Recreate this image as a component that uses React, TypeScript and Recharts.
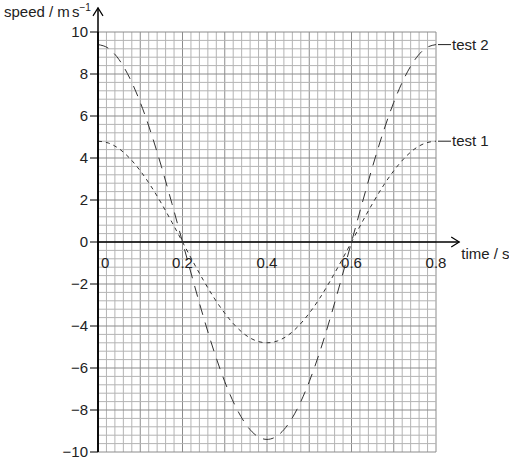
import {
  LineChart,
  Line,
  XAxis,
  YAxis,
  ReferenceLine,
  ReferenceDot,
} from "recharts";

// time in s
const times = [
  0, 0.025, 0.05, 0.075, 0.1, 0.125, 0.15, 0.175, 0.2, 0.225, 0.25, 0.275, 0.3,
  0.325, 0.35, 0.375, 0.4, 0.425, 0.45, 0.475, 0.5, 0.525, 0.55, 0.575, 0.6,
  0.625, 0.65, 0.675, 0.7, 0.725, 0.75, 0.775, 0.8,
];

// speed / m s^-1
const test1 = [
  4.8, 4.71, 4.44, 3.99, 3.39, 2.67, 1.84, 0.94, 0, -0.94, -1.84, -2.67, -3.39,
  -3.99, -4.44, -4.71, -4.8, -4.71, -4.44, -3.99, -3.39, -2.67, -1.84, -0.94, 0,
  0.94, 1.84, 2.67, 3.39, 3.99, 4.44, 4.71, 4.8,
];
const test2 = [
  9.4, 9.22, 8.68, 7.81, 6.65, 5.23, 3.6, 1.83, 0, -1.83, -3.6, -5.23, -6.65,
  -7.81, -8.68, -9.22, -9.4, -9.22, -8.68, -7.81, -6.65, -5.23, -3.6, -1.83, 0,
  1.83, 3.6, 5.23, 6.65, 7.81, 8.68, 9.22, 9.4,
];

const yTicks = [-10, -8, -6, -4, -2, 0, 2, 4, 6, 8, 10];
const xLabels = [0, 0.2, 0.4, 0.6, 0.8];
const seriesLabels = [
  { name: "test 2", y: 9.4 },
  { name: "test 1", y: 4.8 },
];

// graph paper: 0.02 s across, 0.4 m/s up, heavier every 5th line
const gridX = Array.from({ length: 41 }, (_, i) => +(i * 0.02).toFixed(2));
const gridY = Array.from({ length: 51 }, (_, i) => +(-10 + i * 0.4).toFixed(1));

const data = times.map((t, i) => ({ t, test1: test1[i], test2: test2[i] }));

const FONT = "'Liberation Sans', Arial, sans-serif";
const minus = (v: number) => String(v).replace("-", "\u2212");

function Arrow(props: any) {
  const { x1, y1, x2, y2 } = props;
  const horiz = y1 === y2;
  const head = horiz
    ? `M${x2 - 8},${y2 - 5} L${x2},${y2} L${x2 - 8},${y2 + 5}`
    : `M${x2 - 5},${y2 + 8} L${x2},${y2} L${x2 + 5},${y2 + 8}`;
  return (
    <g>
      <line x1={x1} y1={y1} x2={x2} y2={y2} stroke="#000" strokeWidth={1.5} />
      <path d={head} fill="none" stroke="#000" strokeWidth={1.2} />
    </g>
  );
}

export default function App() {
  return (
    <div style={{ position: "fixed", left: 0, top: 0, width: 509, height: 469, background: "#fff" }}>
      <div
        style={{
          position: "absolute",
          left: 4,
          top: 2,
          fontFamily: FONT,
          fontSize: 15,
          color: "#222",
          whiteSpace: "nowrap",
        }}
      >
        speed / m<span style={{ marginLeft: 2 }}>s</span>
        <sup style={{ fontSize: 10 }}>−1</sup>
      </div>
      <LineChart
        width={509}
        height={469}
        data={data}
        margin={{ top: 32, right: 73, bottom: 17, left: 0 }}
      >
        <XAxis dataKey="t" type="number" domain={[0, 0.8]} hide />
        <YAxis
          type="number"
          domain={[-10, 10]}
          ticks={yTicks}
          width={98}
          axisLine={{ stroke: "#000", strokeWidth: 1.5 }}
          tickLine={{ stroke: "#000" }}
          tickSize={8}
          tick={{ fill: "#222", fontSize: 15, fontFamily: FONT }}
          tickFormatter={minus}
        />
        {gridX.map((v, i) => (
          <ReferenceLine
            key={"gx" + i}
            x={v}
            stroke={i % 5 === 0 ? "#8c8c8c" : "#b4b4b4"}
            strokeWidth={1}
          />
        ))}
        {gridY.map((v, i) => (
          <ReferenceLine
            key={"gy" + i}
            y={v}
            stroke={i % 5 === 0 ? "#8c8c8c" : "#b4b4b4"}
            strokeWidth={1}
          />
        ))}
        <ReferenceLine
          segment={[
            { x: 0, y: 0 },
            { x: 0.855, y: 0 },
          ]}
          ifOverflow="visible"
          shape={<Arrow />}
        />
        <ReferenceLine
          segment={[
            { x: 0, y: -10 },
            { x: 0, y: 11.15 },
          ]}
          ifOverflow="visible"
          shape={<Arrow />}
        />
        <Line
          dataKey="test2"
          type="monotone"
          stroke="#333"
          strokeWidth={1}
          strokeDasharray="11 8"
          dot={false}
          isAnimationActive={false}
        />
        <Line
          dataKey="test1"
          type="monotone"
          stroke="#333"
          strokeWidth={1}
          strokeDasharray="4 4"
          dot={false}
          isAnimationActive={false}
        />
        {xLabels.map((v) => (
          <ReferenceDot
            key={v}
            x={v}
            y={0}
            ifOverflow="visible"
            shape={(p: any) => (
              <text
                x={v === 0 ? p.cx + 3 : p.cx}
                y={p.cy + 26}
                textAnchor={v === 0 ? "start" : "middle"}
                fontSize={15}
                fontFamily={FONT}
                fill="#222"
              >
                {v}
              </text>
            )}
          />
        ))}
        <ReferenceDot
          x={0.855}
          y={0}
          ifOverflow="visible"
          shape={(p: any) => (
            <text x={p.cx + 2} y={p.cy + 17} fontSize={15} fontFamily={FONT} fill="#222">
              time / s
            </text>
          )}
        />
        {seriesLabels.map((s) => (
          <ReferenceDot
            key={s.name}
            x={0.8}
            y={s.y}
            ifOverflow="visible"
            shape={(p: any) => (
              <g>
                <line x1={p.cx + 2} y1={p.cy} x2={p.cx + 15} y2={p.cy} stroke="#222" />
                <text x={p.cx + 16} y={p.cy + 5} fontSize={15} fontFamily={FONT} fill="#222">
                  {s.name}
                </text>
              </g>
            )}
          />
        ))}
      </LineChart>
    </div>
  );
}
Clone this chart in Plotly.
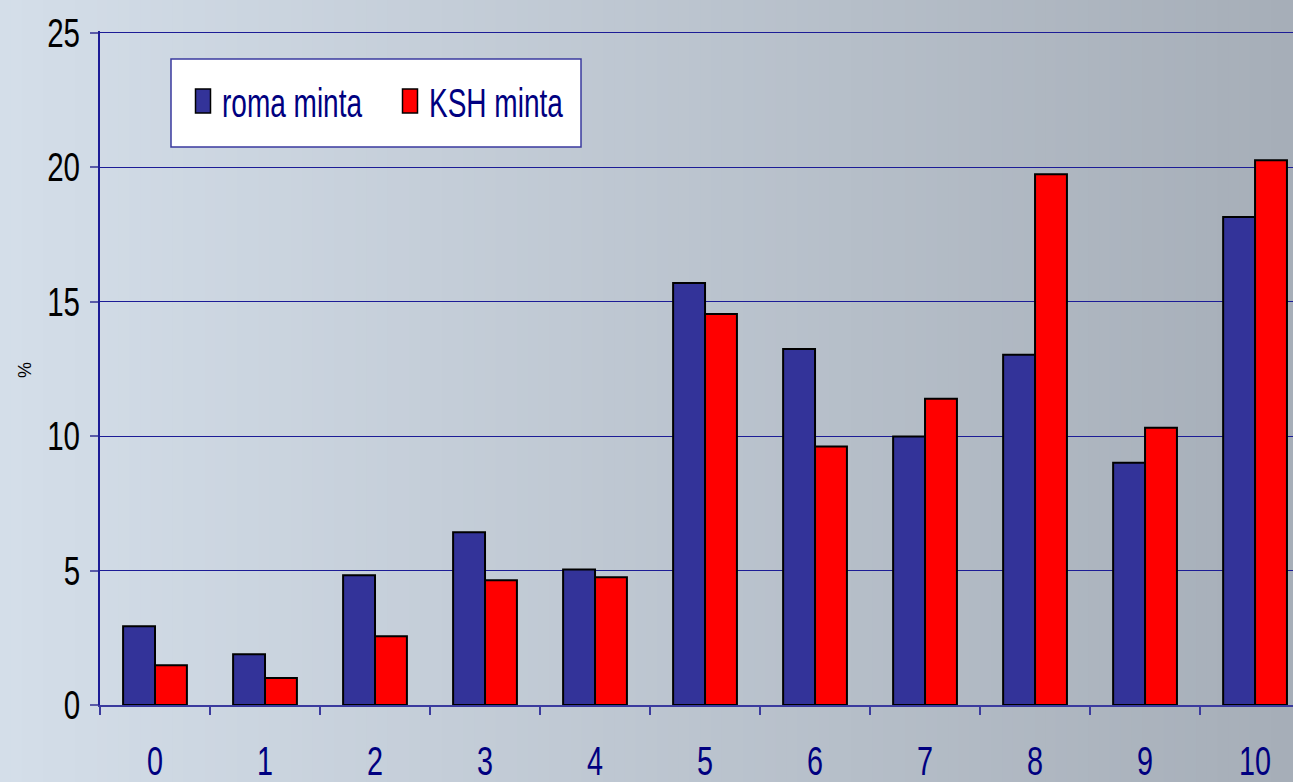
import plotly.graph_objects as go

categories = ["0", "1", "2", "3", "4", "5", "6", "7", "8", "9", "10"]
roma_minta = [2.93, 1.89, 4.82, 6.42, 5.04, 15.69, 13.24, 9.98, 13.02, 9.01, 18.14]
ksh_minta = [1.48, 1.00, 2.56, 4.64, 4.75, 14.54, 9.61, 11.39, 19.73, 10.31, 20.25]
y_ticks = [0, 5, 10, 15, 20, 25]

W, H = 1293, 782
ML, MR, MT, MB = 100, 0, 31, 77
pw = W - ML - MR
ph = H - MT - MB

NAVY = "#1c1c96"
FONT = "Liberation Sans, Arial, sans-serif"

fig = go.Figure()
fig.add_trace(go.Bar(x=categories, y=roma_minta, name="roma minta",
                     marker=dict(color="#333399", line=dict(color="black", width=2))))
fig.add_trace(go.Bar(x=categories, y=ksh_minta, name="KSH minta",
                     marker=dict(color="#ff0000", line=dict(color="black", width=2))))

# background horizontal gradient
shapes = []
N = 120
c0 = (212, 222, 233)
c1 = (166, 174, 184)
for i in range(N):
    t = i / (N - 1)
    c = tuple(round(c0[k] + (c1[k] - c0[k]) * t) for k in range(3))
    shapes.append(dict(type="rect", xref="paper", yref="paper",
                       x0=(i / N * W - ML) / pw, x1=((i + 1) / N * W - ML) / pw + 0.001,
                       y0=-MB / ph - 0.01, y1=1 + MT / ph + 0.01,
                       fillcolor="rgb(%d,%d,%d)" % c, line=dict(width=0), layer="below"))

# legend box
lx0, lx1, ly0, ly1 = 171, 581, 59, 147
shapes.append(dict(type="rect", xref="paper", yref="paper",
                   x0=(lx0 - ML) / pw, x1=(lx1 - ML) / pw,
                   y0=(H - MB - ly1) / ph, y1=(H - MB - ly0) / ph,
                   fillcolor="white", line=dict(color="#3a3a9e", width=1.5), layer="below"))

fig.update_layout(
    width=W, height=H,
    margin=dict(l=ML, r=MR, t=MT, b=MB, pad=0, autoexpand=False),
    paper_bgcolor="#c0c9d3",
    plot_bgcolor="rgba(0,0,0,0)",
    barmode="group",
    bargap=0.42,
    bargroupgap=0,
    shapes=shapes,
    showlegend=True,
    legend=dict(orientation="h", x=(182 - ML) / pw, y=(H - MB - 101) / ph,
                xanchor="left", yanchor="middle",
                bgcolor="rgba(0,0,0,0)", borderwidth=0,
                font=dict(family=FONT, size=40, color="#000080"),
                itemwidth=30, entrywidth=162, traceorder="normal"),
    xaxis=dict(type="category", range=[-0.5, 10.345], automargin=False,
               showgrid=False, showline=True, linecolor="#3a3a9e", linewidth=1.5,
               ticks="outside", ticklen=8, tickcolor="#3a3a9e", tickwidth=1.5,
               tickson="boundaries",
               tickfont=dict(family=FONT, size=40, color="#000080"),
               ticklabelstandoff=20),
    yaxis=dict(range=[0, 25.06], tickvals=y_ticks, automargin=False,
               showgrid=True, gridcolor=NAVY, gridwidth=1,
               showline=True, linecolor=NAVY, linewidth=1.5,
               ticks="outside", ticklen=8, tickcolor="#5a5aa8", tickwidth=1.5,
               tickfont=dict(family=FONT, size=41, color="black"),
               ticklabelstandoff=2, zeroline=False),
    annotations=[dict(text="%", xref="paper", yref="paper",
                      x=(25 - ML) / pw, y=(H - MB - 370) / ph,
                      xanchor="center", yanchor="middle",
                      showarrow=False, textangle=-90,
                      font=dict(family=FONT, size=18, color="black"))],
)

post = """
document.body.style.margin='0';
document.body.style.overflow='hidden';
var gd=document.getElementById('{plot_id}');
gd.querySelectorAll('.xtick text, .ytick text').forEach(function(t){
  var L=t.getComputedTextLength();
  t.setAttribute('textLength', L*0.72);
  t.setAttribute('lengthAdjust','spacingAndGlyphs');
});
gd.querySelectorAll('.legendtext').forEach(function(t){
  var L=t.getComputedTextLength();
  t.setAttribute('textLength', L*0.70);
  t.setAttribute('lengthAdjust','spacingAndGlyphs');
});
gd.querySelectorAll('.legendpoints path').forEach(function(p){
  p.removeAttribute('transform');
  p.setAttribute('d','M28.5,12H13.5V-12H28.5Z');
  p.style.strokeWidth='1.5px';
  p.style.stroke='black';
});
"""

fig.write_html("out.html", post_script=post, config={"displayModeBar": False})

● **TASK INSTRUCTIONS**: State the count of lines with the word "this" in them, and write nothing else.

● **REPLY**: 2